Прощаясь учтиво поблагодарил хозяйку квартиры, мы молча вышли на Скатертный переулок. И тут он спросил:
– Насколько я понял, это ваш друг?
Я растерялась. Конечно, зачем бы мне было приглашать его в чужую квартиру – лагерная тема ведь вышла из-под запрета. Был опубликован и “Один день Ивана Денисовича”, другие материалы.
– Нет, нет! Я даже его не видела, – заверила я.
Леонов задумчиво покашлял, спросил, что я думаю вообще о Сталине? Трудно было ответить на этот вопрос. Чувство мое было сложным. В годы его правления прошла почти вся моя самостоятельная жизнь: с начала тридцатых годов, когда меня, ленинградскую школьницу пятого класса “Ж” – сколько же было тогда детей! – вместе со сверстниками – в васильеостровской 613-й школе остался только один пятый класс – через биржу труда определили на производство, вернее, в школу фабрично-заводского ученичества.
Я попала на “Красный треугольник”, закопченые краснокирпичные корпуса которого протянулись вдоль Обводного канала. И там под частушку “Эх, калина, калина, шесть условий Сталина…” стала осваивать рабочую профессию. Строящейся индустрии нужны были квалифицированные кадры, и их готовили одновременно с великим энтузиазмом создаваемыми гигантами первых пятилеток.

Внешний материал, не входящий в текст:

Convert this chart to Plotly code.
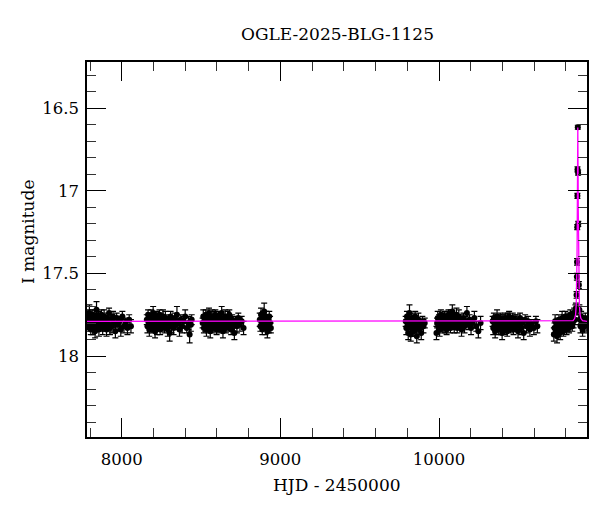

На Обводном канале был и рабочий клуб с просторным спортзалом. И мы, искупавшись под душем после пыльных, пропаших бензином и хлористой серой цехов, прыгали, кувыркались, в соревнованиях получали награды – и тоже с именем Сталина.
Парни с завода, особенно дюжие шинники, шли в авиашколу, становились сталинскими соколами, в войну завоевывали победу Родине, которую любили искренне, глубоко, как величайшую святыню, завещанную им поколениями предков. “О светло светлая и прекрасно украшенная земля русская…” доносилось к ним из глубины веков.
Первые годы войны я служила в одной из авиационных дивизий и была свидетелем, с каким самоотречением эти соколы защищали страну, тогда возглавляемую Сталиным. Помню триумф Победы, всенародное ликование, салюты в честь победителей, тысячеустно повторяемое имя Сталина, портрет которого парил над вечерней Москвой в лучах прожекторов. Все это было неотделимо от любви к своей Родине, гордости за успехи ее, прошедшей через жестокие испытания.
Не миновало меня и то, что связано с другой половиной лица, изображенного на портрете: моя семья не избежала репрессий, что хотя и оставило шрамы в моем характере, породило комплексы, но не отравило живого восприятия жизни, любви к России. Может быть, поэтому я видела в непарадной стороне портрета не только озлобление и жестокость, но и ужас ослабевшего человека, которому грозит потеря всего завоеванного величайшими жертвами и неустанным, поистине нечеловеческим трудом. Об этом я и рассказала Леониду Максимовичу.
В те дни газеты публиковали сообщения о состоянии здоровья Сталина. Страна жила в ожидании развязки. Накануне траурного сообщения ЦК, Совета министров и Президиума Верховного Совета страны я слушала один из идущих в Москве судебных процессов о крупных хищениях в системе торговли.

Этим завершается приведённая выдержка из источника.